[You can hear Michael’s latest music here]
Music for teleworking during the COVID-19 pandemic
Jim Hall Meets Attila Zoller. Recorded in Studio 1 at NDR Funkhauses, Hannover: Jim Hall (guitar); Attila Zoller (guitar); Red Mitchell (bass); Daniel Humair (drums). This was released on the Guitar Masters: Live in Germany 1973 and 1980 DVD (the later session is an encounter with Zoller and Jimmy Raney). I first heard this recording on an old jazz blog, where someone had separated out the tracks and created their own album cover art. Hall and Zoller are a sublime combination; sometimes I hear them as one brilliant guitar. The highlight of this set is their performance of Zoller’s composition “Extension,” which is best known from Don Friedman’s brilliant album Metamorphosis.

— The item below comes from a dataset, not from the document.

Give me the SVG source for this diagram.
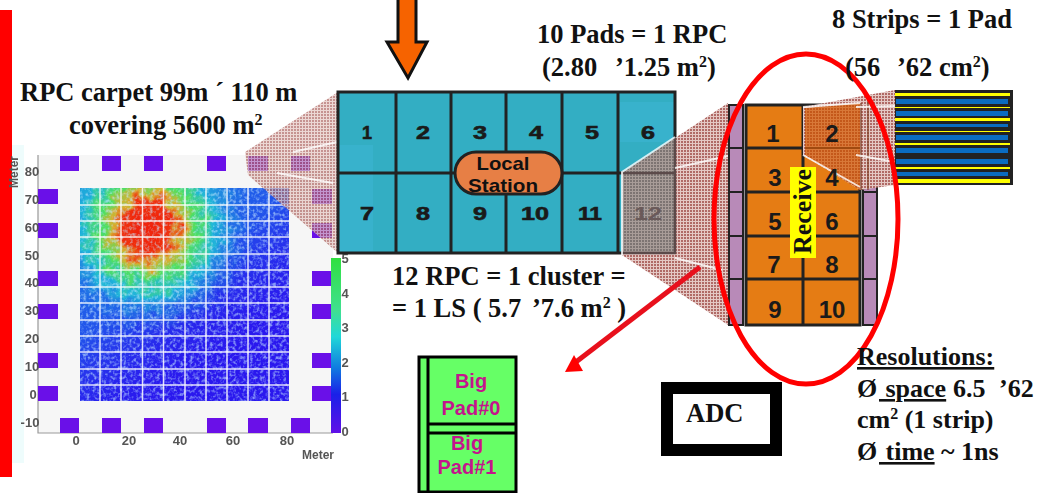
<svg xmlns="http://www.w3.org/2000/svg" width="1049" height="493" viewBox="0 0 1049 493">
<style>
.t{font-family:"Liberation Serif",serif;font-weight:bold;font-size:26.5px;fill:#111}
.s{font-size:16px}
.n{font-family:"Liberation Sans",sans-serif;font-weight:bold;text-anchor:middle;fill:#1a1a1a}
.r{font-size:18px;stroke:#1a1a1a;stroke-width:.6}.p{font-size:24px}
.m{font-family:"Liberation Sans",sans-serif;font-weight:bold;font-size:20px;fill:#c4148c;text-anchor:middle}
.ax{font-family:"Liberation Sans",sans-serif;font-weight:bold;font-size:13px;fill:#555;text-anchor:middle}
.sq{fill:#6a10e8}
.gl{stroke:#fff;stroke-width:1.5;opacity:.85}
.cell{fill:none;stroke:#222;stroke-width:3}
.wl{stroke:#fff;stroke-width:2;opacity:.8;fill:none}
</style>
<defs>
<pattern id="ht" width="3" height="3" patternUnits="userSpaceOnUse"><rect width="3" height="3" fill="#e4c8c4"/><rect width="2" height="2" fill="#b06a66"/></pattern>
<pattern id="hg" width="3" height="3" patternUnits="userSpaceOnUse"><rect width="3" height="3" fill="#a89c98"/><rect width="2" height="2" fill="#7d7472"/></pattern>
<pattern id="ho" width="3" height="3" patternUnits="userSpaceOnUse"><rect width="3" height="3" fill="#d87838"/><rect width="2" height="2" fill="#c4581a"/></pattern>
<radialGradient id="heat" gradientUnits="userSpaceOnUse" cx="148" cy="228" r="105">
<stop offset="0" stop-color="#f02010"/><stop offset=".24" stop-color="#f03010"/><stop offset=".34" stop-color="#d8b030"/><stop offset=".46" stop-color="#50e060"/><stop offset=".64" stop-color="#20b8d8"/><stop offset="1" stop-color="#2060e8" stop-opacity="0"/>
</radialGradient>
<linearGradient id="wash" x1="0" y1="0" x2=".6" y2=".9">
<stop offset="0" stop-color="#18a8e0"/><stop offset=".55" stop-color="#2060ea"/><stop offset="1" stop-color="#2a18ee" stop-opacity="0"/>
</linearGradient>
<linearGradient id="bar" x1="0" y1="0" x2="0" y2="1">
<stop offset="0" stop-color="#30e040"/><stop offset=".3" stop-color="#40e090"/><stop offset=".45" stop-color="#20d8d8"/><stop offset=".62" stop-color="#1080e0"/><stop offset=".78" stop-color="#1a20e8"/><stop offset="1" stop-color="#6010e8"/>
</linearGradient>
<clipPath id="field"><rect x="80" y="188" width="209" height="213"/></clipPath>
<filter id="rough" x="0" y="0" width="1" height="1"><feTurbulence type="fractalNoise" baseFrequency=".09" numOctaves="3" seed="7"/><feDisplacementMap in="SourceGraphic" scale="26" xChannelSelector="R" yChannelSelector="G"/></filter>
<filter id="speck" x="0" y="0" width="1" height="1"><feTurbulence type="fractalNoise" baseFrequency=".3" numOctaves="2" seed="4"/><feColorMatrix values="0 0 0 0 .55 0 0 0 0 .8 0 0 0 0 1 3 0 0 0 -1.35"/></filter>
<filter id="soft"><feGaussianBlur stdDeviation=".5"/></filter>
</defs>
<g id="red-bar"><rect x="0" y="10" width="12" height="467" fill="#f00"/><rect x="12" y="145" width="12" height="318" fill="#eefcfc"/></g>
<g id="heatmap">
<rect x="38" y="155" width="295" height="278" fill="#f6f6f6"/>
<path d="M38 155V433H333" fill="none" stroke="#999" stroke-width="1.2"/>
<g class="sq">
<rect x="60" y="156" width="19" height="15"/><rect x="102" y="156" width="19" height="15"/><rect x="144" y="156" width="19" height="15"/><rect x="207" y="156" width="19" height="15"/><rect x="248" y="156" width="20" height="15"/><rect x="291" y="156" width="19" height="15"/>
<rect x="60" y="418" width="19" height="15"/><rect x="102" y="418" width="19" height="15"/><rect x="144" y="418" width="19" height="15"/><rect x="207" y="418" width="19" height="15"/><rect x="248" y="418" width="20" height="15"/><rect x="291" y="418" width="19" height="15"/>
<rect x="38" y="189" width="20" height="15"/><rect x="38" y="223" width="20" height="15"/><rect x="38" y="271" width="20" height="15"/><rect x="38" y="304" width="20" height="15"/><rect x="38" y="353" width="20" height="15"/><rect x="38" y="386" width="20" height="15"/>
<rect x="312" y="189" width="20" height="15"/><rect x="312" y="223" width="20" height="15"/><rect x="312" y="271" width="20" height="15"/><rect x="312" y="304" width="20" height="15"/><rect x="312" y="353" width="20" height="15"/><rect x="312" y="386" width="20" height="15"/>
</g>
<rect x="80" y="188" width="209" height="213" fill="#2a18ee"/>
<g clip-path="url(#field)">
<rect x="80" y="188" width="209" height="213" fill="url(#wash)" opacity=".8"/>
<g filter="url(#rough)"><rect x="40" y="150" width="280" height="270" fill="url(#heat)"/></g>
<rect x="80" y="188" width="209" height="213" filter="url(#speck)" opacity=".6"/>
</g>
<g>
<line class="gl" x1="100" y1="188" x2="100" y2="401"/><line class="gl" x1="121" y1="188" x2="121" y2="401"/><line class="gl" x1="142.500" y1="188" x2="142.500" y2="401"/><line class="gl" x1="163.500" y1="188" x2="163.500" y2="401"/><line class="gl" x1="185" y1="188" x2="185" y2="401"/><line class="gl" x1="206" y1="188" x2="206" y2="401"/><line class="gl" x1="227" y1="188" x2="227" y2="401"/><line class="gl" x1="248" y1="188" x2="248" y2="401"/><line class="gl" x1="269" y1="188" x2="269" y2="401"/>
<line class="gl" x1="80" y1="205" x2="289" y2="205"/><line class="gl" x1="80" y1="221" x2="289" y2="221"/><line class="gl" x1="80" y1="237" x2="289" y2="237"/><line class="gl" x1="80" y1="254" x2="289" y2="254"/><line class="gl" x1="80" y1="270" x2="289" y2="270"/><line class="gl" x1="80" y1="287" x2="289" y2="287"/><line class="gl" x1="80" y1="303" x2="289" y2="303"/><line class="gl" x1="80" y1="320" x2="289" y2="320"/><line class="gl" x1="80" y1="336" x2="289" y2="336"/><line class="gl" x1="80" y1="352" x2="289" y2="352"/><line class="gl" x1="80" y1="369" x2="289" y2="369"/><line class="gl" x1="80" y1="385" x2="289" y2="385"/>
</g>
<rect x="331" y="258" width="10" height="175" fill="url(#bar)"/>
<g class="ax" filter="url(#soft)">
<text x="32" y="176">80</text><text x="32" y="204">70</text><text x="32" y="232">60</text><text x="32" y="260">50</text><text x="32" y="287">40</text><text x="32" y="315">30</text><text x="32" y="343">20</text><text x="32" y="371">10</text><text x="33" y="399">0</text><text x="30" y="427">-10</text>
<text x="76" y="445">0</text><text x="129" y="445">20</text><text x="180" y="445">40</text><text x="233" y="445">60</text><text x="287" y="445">80</text>
<text x="345" y="263">5</text><text x="345" y="298">4</text><text x="345" y="332">3</text><text x="345" y="367">2</text><text x="345" y="401">1</text><text x="345" y="436">0</text>
<text x="318" y="459" font-size="12">Meter</text>
<text transform="translate(18 172) rotate(-90)" font-size="12">Meter</text>
</g>
</g>
<g id="connectors">
<polygon points="245,152 338,92 338,253 248,175" fill="url(#ht)" fill-opacity=".72"/>
<path class="wl" d="M293 152L337 142M277 173L333 183"/>
</g>
<g id="rpc">
<rect x="338" y="92" width="337" height="161" fill="#33aec3"/>
<rect x="340" y="145" width="33" height="107" fill="#38b2cc"/>
<rect x="620" y="102" width="55" height="40" fill="#38b2cc"/>
<path class="cell" d="M396 92V253M451 92V253M506 92V253M562 92V253M618 92V253M338 173H675"/>
<rect class="cell" x="338" y="92" width="337" height="161"/>
<g class="n r">
<text x="367" y="139" textLength="10" lengthAdjust="spacingAndGlyphs">1</text><text x="423" y="139" textLength="14" lengthAdjust="spacingAndGlyphs">2</text><text x="480" y="139" textLength="14" lengthAdjust="spacingAndGlyphs">3</text><text x="536" y="139" textLength="14" lengthAdjust="spacingAndGlyphs">4</text><text x="592" y="139" textLength="14" lengthAdjust="spacingAndGlyphs">5</text><text x="648" y="139" textLength="14" lengthAdjust="spacingAndGlyphs">6</text>
<text x="367" y="220" textLength="14" lengthAdjust="spacingAndGlyphs">7</text><text x="423" y="220" textLength="14" lengthAdjust="spacingAndGlyphs">8</text><text x="480" y="220" textLength="14" lengthAdjust="spacingAndGlyphs">9</text><text x="535" y="220" textLength="28" lengthAdjust="spacingAndGlyphs">10</text><text x="590" y="220" textLength="24" lengthAdjust="spacingAndGlyphs">11</text>
</g>
</g>
<g id="rpc-overlay">
<polygon points="622,173 675,138 728,103 728,325 675,290 622,255" fill="url(#ht)"/>
<polygon points="622,173 675,138 675,253 622,253" fill="url(#hg)"/>
<path d="M622 173H675M675 138V253H622" stroke="#5c4a4a" stroke-width="2.500" fill="none"/>
<path class="wl" d="M622 255V172L675 137M675 168L728 156M675 258L722 270"/>
<text x="648" y="220" class="n" font-size="18" style="fill:#6a5a5a" textLength="28" lengthAdjust="spacingAndGlyphs">12</text>
</g>
<g id="local-station">
<rect x="455" y="152" width="107" height="42" rx="21" fill="#e77f45" stroke="#222" stroke-width="3"/>
<text x="503" y="170" class="n" font-size="19" style="fill:#111" textLength="53" lengthAdjust="spacingAndGlyphs">Local</text>
<text x="503" y="191.500" class="n" font-size="19" style="fill:#111" textLength="70" lengthAdjust="spacingAndGlyphs">Station</text>
</g>
<g id="orange-arrow"><polygon points="398,-4 398,42 387,42 408,78 427,42 416,42 416,-4" fill="#f66300" stroke="#111" stroke-width="3"/></g>
<g id="pad-block">
<rect x="729" y="105" width="14" height="220" fill="#b88ab8" stroke="#222" stroke-width="2"/>
<path d="M729 148H743M729 192H743M729 236H743M729 279H743" stroke="#222" stroke-width="2"/>
<rect x="746" y="105" width="114" height="220" fill="#e57c14"/>
<path class="cell" d="M746 148H860M746 192H860M746 236H860M746 279H860M803 105V325"/>
<rect class="cell" x="746" y="105" width="114" height="220"/>
<rect x="863" y="105" width="14" height="220" fill="#b88ab8" stroke="#222" stroke-width="2"/>
<path d="M863 148H877M863 192H877M863 236H877M863 279H877" stroke="#222" stroke-width="2"/>
<polygon points="803,107 895,90 895,185 860,190 803,155" fill="url(#ht)"/>
<polygon points="805,108 860,103 860,190 805,155" fill="url(#ho)"/>
<path d="M805 148H860" stroke="#a04a10" stroke-width="2"/>
<path d="M861 103V190M868 100V190" stroke="#7a3a20" stroke-width="2" opacity=".6"/>
<path class="wl" d="M803 107L860 103M895 106L856 107M803 155L860 187M856 155L895 162"/>
<g class="n p">
<text x="773" y="142">1</text><text x="832" y="142">2</text><text x="775" y="186">3</text><text x="832" y="186">4</text><text x="775" y="230">5</text><text x="832" y="230">6</text><text x="774" y="273">7</text><text x="832" y="273">8</text><text x="775" y="318">9</text><text x="832" y="318">10</text>
</g>
<rect x="790" y="167" width="26" height="91" fill="#ff0"/>
<text class="t" transform="translate(811 254) rotate(-90)" style="font-size:26px">Receive</text>
</g>
<g id="strips">
<rect x="895" y="90" width="118" height="95" fill="#222"/>
<g fill="#ff0"><rect x="895" y="93" width="115" height="3"/><rect x="895" y="107" width="115" height="1"/><rect x="895" y="118" width="115" height="3"/><rect x="895" y="131" width="115" height="1"/><rect x="895" y="143" width="115" height="2"/><rect x="895" y="167" width="115" height="2"/><rect x="895" y="179" width="115" height="4"/></g>
<g fill="#0a6cc0"><rect x="896" y="99" width="112" height="5"/><rect x="896" y="111" width="112" height="5"/><rect x="896" y="124" width="112" height="3"/><rect x="896" y="135" width="112" height="5"/><rect x="896" y="148" width="112" height="5"/><rect x="896" y="159" width="112" height="5"/><rect x="896" y="172" width="112" height="4"/></g>
</g>
<g id="red-ellipse"><ellipse cx="806" cy="219" rx="92" ry="165" fill="none" stroke="#f00" stroke-width="5"/></g>
<g id="red-arrow"><line x1="700" y1="267" x2="572" y2="365" stroke="#e8101c" stroke-width="5"/><polygon points="565,372 574,355 583,371" fill="#f00"/></g>
<g id="big-pads">
<rect x="419" y="357" width="97" height="135" fill="#66ff66" stroke="#000" stroke-width="3"/>
<path d="M428 357V492M428 424H516M428 433H516" stroke="#000" stroke-width="3" fill="none"/>
<text class="m" x="471" y="388">Big</text><text class="m" x="471" y="415">Pad#0</text><text class="m" x="467" y="450">Big</text><text class="m" x="467" y="474">Pad#1</text>
</g>
<g id="adc">
<rect x="667" y="388" width="109" height="62" fill="#fff" stroke="#000" stroke-width="12"/>
<text class="t" x="686" y="422">ADC</text>
</g>
<g id="labels">
<text class="t" x="20" y="101">RPC carpet 99m ´ 110 m</text>
<text class="t" x="69" y="134">covering 5600 m<tspan class="s" dy="-9">2</tspan></text>
<text class="t" x="537" y="43">10 Pads = 1 RPC</text>
<text class="t" x="542" y="76">(2.80<tspan x="615">’1.25 m</tspan><tspan class="s" dy="-9">2</tspan><tspan dy="9">)</tspan></text>
<text class="t" x="832" y="28">8 Strips = 1 Pad</text>
<text class="t" x="845" y="76">(56<tspan x="897">’62 cm</tspan><tspan class="s" dy="-9">2</tspan><tspan dy="9">)</tspan></text>
<text class="t" x="392" y="285">12 RPC = 1 cluster =</text>
<text class="t" x="392" y="317">= 1 LS ( 5.7<tspan x="532">’7.6 m</tspan><tspan class="s" dy="-9">2</tspan><tspan dy="9"> )</tspan></text>
<text class="t" x="857" y="365" text-decoration="underline" style="font-size:26px">Resolutions:</text>
<text class="t" x="857" y="397" style="font-size:26px">Ø<tspan x="879" text-decoration="underline">&#160;space</tspan><tspan x="953">6.5</tspan><tspan x="999">’62</tspan></text>
<text class="t" x="857" y="428" style="font-size:26px">cm<tspan class="s" dy="-9">2</tspan><tspan dy="9"> (1 strip)</tspan></text>
<text class="t" x="857" y="460" style="font-size:26px">Ø<tspan x="879" text-decoration="underline">&#160;time</tspan><tspan> ~ 1ns</tspan></text>
</g>
</svg>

Cannonball Adderley – “The Black Messiah”. Recorded live at The Troubadour in Los Angeles, California in 1971: Cannonball Adderley (alto saxophone); Nat Adderley (cornet); Roy McCurdy (drums); Walter Booker (bass); George Duke (electric piano); Airto Moreira (percussion), and other guests. This is a hot one, recorded at the onset of electric jazz-rock fusion. The Adderleys and Duke are well-matched, and sound like they’re enjoying themselves immensely. I’d put this one right up there with the music Lee Morgan, Donald Byrd, Woody Shaw, and Joe Henderson were making in the wake of Bitches Brew.
Ashanti Afrika Jah (aka Ashanti Afrika-Jah Int Band of Ghana)

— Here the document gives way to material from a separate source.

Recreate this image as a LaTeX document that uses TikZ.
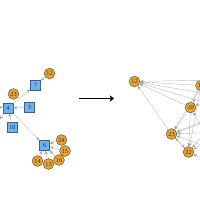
\documentclass[tikz,border=0pt]{standalone}
\usepackage{fontspec}
\setmainfont{Liberation Serif}
\usetikzlibrary{arrows.meta, positioning}
\definecolor{orangefill}{HTML}{E8A234}
\definecolor{orangeedge}{HTML}{5C4A2A}
\definecolor{bluefill}{HTML}{6DB3EC}
\definecolor{blueedge}{HTML}{3E5F86}
\definecolor{bluetext}{HTML}{1C2C6C}
\definecolor{edgegray}{HTML}{BDBDBD}
\definecolor{tipgray}{HTML}{A4A4A4}
\begin{document}
\begin{tikzpicture}[x=0.05cm,y=-0.05cm]

\tikzstyle{sq}=[rectangle,draw=blueedge,fill=bluefill,line width=0.6pt,minimum size=0.52cm,inner sep=0pt,text=bluetext,font=\small]
\tikzstyle{ci}=[circle,draw=orangeedge,fill=orangefill,line width=0.6pt,minimum size=0.54cm,inner sep=0pt,text=black!80,font=\small]
\tikzstyle{line}=[draw=edgegray, line width=0.6pt, -{Stealth[length=5pt,width=4.5pt,color=tipgray]}]

\useasboundingbox (0,0) rectangle (200,200);
\clip (0,0) rectangle (200,200);

% left graph
\coordinate (l1) at (-15,106);
\coordinate (l2) at (0,119);

\node (a4) [sq] at (8,108) {4};
\node (a3) [sq] at (29.5,107) {3};
\node (a7) [sq] at (35.5,85) {7};
\node (a10) [sq] at (12.5,127) {10};
\node (a6) [sq] at (44.5,145.5) {6};
\node (a23) [ci] at (13.5,94) {23};
\node (a12) [ci] at (49.5,73.5) {12};
\node (a24) [ci] at (61.5,140) {24};
\node (a15) [ci] at (65,151) {15};
\node (a16) [ci] at (59,160) {16};
\node (a13) [ci] at (48.5,164) {13};
\node (a14) [ci] at (37.5,161) {14};

\draw[line] (l1) -- (a4);
\draw[line] (a4) -- (l2);
\draw[line] (a3) -- (a4);
\draw[line] (a10) -- (a4);
\draw[line] (a4) -- (a7);
\draw[line] (a12) -- (a7);
\draw[line] (a4) -- (a6);
\draw[line] (a24) -- (a6);
\draw[line] (a15) -- (a6);
\draw[line] (a16) -- (a6);
\draw[line] (a13) -- (a6);
\draw[line] (a14) -- (a6);

% arrow between the two graphs
\coordinate (from) at (79,98.5);
\coordinate (to) at (114,98.5);
\draw[line width=2.3pt, -{Stealth[length=6pt,width=9pt,inset=1.5pt]}] (from) -- (to);

% right graph
\coordinate (r1) at (215,80);
\coordinate (r2) at (220,96);
\coordinate (r3) at (218,118);
\coordinate (r4) at (225,132);
\coordinate (r5) at (215,150);
\coordinate (r6) at (222,168);
\coordinate (r7) at (230,110);

\node (b12) [ci] at (134.5,81.5) {12};
\node (b18) [ci] at (201,85.5) {18};
\node (b20) [ci] at (190.5,107.5) {20};
\node (b23) [ci] at (171.5,134) {23};
\node (b22) [ci] at (188.5,152) {22};

\draw[line] (b18) -- (b12);
\draw[line] (r1) -- (b12);
\draw[line] (r2) -- (b12);
\draw[line] (r7) -- (b12);
\draw[line] (b20) -- (b12);
\draw[line] (b23) -- (b12);
\draw[line] (b18) -- (b20);
\draw[line] (b20) -- (b23);
\draw[line] (b18) -- (b23);
\draw[line] (r3) -- (b23);
\draw[line] (r4) -- (b23);
\draw[line] (r5) -- (b23);
\draw[line] (r7) -- (b23);
\draw[line] (b23) -- (b22);
\draw[line] (b22) -- (b23);
\draw[line] (b20) -- (b22);
\draw[line] (r3) -- (b22);
\draw[line] (r4) -- (b22);
\draw[line] (r6) -- (b22);
\draw[line] (b18) -- (b22);
\draw[line] (r2) -- (b20);
\draw[line] (r5) -- (b20);

\end{tikzpicture}
\end{document}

1979 Nigerphone / Polygram Records Ltd. Nigeria. I first heard this band on the Nigeria 70: Lagos Jump, Original Heavyweight Afrobeat, Highlife & Afro-Funk compilation. The two guitars are so tonally different (one sharp and trebly, the other muted and syrupy) and panned apart, with the bass right in between. All three instruments weave separate arpeggiated patterns that vary in length from each other. The harmonized vocals are just lovely, and the drums propel it steadily forward. At times, their music feels like the most direct antecedent to what the Talking Heads were up to in a song like “Crosseyed and Painless,” along with the music of Fela Kuti and Tony Allen, Chief Commander Ebenezer Obey, and King Sunny Ade.
Georgia-Anne Muldrow (as Pattie Blingh and the Akebulan Five) – Sagala (2007). I learned of her through Mos Def. He puts it best: “She’s incredible. She’s like Flack, Nina Simone, Ella, she’s something else. She’s like religion. It’s heavy, vibrational music. I’ve never heard a human being sing like this. Her voice is wildly, finely expressive.” She is brilliant. I need to hear more of her music!
Hu Vibrational – Boonghee Music 1. Percussion masters Adam Rudolph and Hamid Drake have been friends since childhood, playing and recording together since the 70s (the 1978 Mandingo Griot Society is the earliest recording of them together I know of). Their music is such a warm and wonderful expression of their mutual love and respect. I got to see them perform as a duo in a small house party setting, and the Hu Vibrational recordings capture the joy and warmth. If you are feeling out of sorts, this music gets things flowing in the right way.
Kahil El’Zabar’s Ritual Trio w/ Billy Bang – Live At The River East Art Center. I was lucky enough to see this group on tour around this time. DC in the summertime, and the venue was hot and crowded: people were out of their seats and dancing, and in the end the band took the show out into the parking lot. I’d long given up on making music myself, but the day after this show I went to the music store and bought a bass. I was (and still am) profoundly moved and inspired by these musicians — especially the late Billy Bang. The songs on this record are tributes to bassist Malachi Favors, who had recently passed away. El’Zabar, Bang, and Favors first recorded together on the first Ritual Trio album from 1987, Another Kind Of Groove, which came out on the German label Sound Aspects. That one is hard to find; if you ever see a copy, let me know — I need one!